* begin Information supplied *

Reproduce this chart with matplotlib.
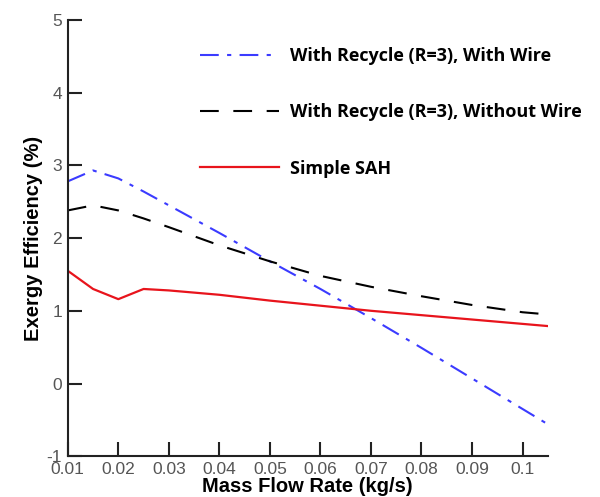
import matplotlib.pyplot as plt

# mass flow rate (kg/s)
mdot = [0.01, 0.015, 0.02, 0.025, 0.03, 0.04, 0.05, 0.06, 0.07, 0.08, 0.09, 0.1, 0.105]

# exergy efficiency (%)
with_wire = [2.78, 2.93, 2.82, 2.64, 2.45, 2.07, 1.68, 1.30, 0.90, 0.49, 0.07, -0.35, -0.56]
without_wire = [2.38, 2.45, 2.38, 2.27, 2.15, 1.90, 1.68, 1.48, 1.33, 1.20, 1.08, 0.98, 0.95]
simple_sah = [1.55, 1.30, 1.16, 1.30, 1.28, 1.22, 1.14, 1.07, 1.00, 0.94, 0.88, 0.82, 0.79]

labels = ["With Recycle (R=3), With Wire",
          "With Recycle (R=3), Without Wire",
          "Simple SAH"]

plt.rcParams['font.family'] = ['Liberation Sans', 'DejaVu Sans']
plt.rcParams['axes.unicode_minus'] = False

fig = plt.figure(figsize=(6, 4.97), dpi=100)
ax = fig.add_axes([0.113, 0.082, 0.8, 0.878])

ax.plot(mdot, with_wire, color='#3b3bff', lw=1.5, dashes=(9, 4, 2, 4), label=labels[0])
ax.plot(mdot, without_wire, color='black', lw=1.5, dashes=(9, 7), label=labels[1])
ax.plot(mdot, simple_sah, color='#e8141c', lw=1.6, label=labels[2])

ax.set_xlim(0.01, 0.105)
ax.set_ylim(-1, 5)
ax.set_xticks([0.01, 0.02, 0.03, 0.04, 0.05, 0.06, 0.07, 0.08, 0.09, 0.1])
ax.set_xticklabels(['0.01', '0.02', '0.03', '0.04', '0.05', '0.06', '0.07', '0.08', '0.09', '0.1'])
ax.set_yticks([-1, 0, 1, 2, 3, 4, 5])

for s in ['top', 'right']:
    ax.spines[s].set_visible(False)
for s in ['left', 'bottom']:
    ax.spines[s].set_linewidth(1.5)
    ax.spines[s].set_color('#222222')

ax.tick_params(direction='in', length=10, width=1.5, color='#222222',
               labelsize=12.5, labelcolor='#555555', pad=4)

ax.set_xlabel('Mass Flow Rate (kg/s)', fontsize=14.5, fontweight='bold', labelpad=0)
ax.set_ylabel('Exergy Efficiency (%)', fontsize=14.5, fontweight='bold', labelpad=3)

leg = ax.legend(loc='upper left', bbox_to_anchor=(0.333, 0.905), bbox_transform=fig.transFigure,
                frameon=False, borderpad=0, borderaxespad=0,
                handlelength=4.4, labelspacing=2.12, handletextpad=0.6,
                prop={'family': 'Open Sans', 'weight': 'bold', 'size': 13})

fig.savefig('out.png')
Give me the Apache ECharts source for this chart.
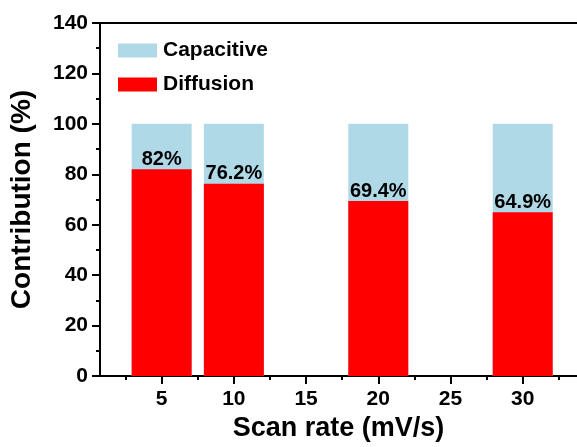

* end Information supplied *

**Task requirements:**
Omit the pictures and reproduce the listing exactly.

**Answer for the task:**
Reproduce this chart with matplotlib.
import matplotlib.pyplot as plt

# mass flow rate (kg/s)
mdot = [0.01, 0.015, 0.02, 0.025, 0.03, 0.04, 0.05, 0.06, 0.07, 0.08, 0.09, 0.1, 0.105]

# exergy efficiency (%)
with_wire = [2.78, 2.93, 2.82, 2.64, 2.45, 2.07, 1.68, 1.30, 0.90, 0.49, 0.07, -0.35, -0.56]
without_wire = [2.38, 2.45, 2.38, 2.27, 2.15, 1.90, 1.68, 1.48, 1.33, 1.20, 1.08, 0.98, 0.95]
simple_sah = [1.55, 1.30, 1.16, 1.30, 1.28, 1.22, 1.14, 1.07, 1.00, 0.94, 0.88, 0.82, 0.79]

labels = ["With Recycle (R=3), With Wire",
          "With Recycle (R=3), Without Wire",
          "Simple SAH"]

plt.rcParams['font.family'] = ['Liberation Sans', 'DejaVu Sans']
plt.rcParams['axes.unicode_minus'] = False

fig = plt.figure(figsize=(6, 4.97), dpi=100)
ax = fig.add_axes([0.113, 0.082, 0.8, 0.878])

ax.plot(mdot, with_wire, color='#3b3bff', lw=1.5, dashes=(9, 4, 2, 4), label=labels[0])
ax.plot(mdot, without_wire, color='black', lw=1.5, dashes=(9, 7), label=labels[1])
ax.plot(mdot, simple_sah, color='#e8141c', lw=1.6, label=labels[2])

ax.set_xlim(0.01, 0.105)
ax.set_ylim(-1, 5)
ax.set_xticks([0.01, 0.02, 0.03, 0.04, 0.05, 0.06, 0.07, 0.08, 0.09, 0.1])
ax.set_xticklabels(['0.01', '0.02', '0.03', '0.04', '0.05', '0.06', '0.07', '0.08', '0.09', '0.1'])
ax.set_yticks([-1, 0, 1, 2, 3, 4, 5])

for s in ['top', 'right']:
    ax.spines[s].set_visible(False)
for s in ['left', 'bottom']:
    ax.spines[s].set_linewidth(1.5)
    ax.spines[s].set_color('#222222')

ax.tick_params(direction='in', length=10, width=1.5, color='#222222',
               labelsize=12.5, labelcolor='#555555', pad=4)

ax.set_xlabel('Mass Flow Rate (kg/s)', fontsize=14.5, fontweight='bold', labelpad=0)
ax.set_ylabel('Exergy Efficiency (%)', fontsize=14.5, fontweight='bold', labelpad=3)

leg = ax.legend(loc='upper left', bbox_to_anchor=(0.333, 0.905), bbox_transform=fig.transFigure,
                frameon=False, borderpad=0, borderaxespad=0,
                handlelength=4.4, labelspacing=2.12, handletextpad=0.6,
                prop={'family': 'Open Sans', 'weight': 'bold', 'size': 13})

fig.savefig('out.png')
Give me the Apache ECharts source for this chart.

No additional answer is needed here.